The study's methodology was simple: examine 326 Netflix programs rated TV-Y, TV-Y7, or TV-G, and categorize the LGBTQ content. Researchers found that even legacy titles such as Strawberry Shortcake, The Magic School Bus Rides Again, and She-Ra have been rebooted or repackaged to include transgender, nonbinary, or “queer-coded” characters. According to CWA President Penny Nance, the discovery that 1 in 5 preschool shows now include LGBT messaging was particularly jarring: “They’re targeting the smallest viewers,” she said.
Nance argues this isn’t about representation — it’s about saturation. LGBTQ-identifying individuals make up a fraction of the population, yet the share of children’s content featuring those themes is dramatically higher, especially post-2021. She links the sharp uptick in LGBTQ content in kids’ shows with a simultaneous rise in children identifying as transgender or nonbinary. While correlation doesn’t prove causation, the timing is hard to ignore. According to Gallup, Gen Z’s LGBTQ self-identification doubled in just six years — from 11% in 2017 to over 20% in 2023.
And that matters, Nance says, because children are highly impressionable — something advertisers have known for decades. “Parents are being gaslit,” she said. “Anyone who’s ever paid for an ad knows this. And yet, we're told it’s all innocent fun, or just another perspective.” But when even The Baby-Sitters Club becomes a vehicle for sexual identity storytelling, parents begin to wonder: is there any neutral ground left?
Netflix, for its part, seems to view the report as validation, not criticism. The company’s own 2023 diversity summary proudly highlighted that over half of its episodic programming featured LGBTQ characters as 10% or more of the cast — far exceeding national demographic trends.

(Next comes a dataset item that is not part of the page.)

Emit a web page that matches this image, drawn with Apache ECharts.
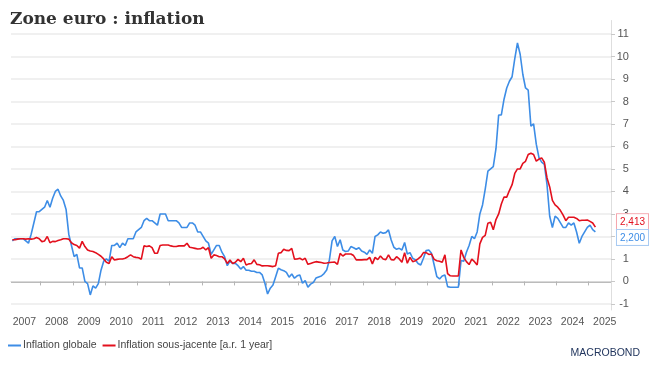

That gap, says Nance, is the entire point. It’s not reflective — it’s agenda-driven. And the traditional safeguards that once helped parents navigate age-appropriate material are no longer trustworthy. After all, when a preschool show rated TV-Y introduces trans- or nonbinary-coded characters, how exactly is a parent supposed to vet that in advance?
“The days of turning on a show and walking away are over,” Nance warns. And she's not exaggerating. Netflix and other platforms have adopted a new default setting: assume the content will include progressive social themes, and design accordingly.
The media war for children's minds isn't coming. It’s already here — and it's in your living room.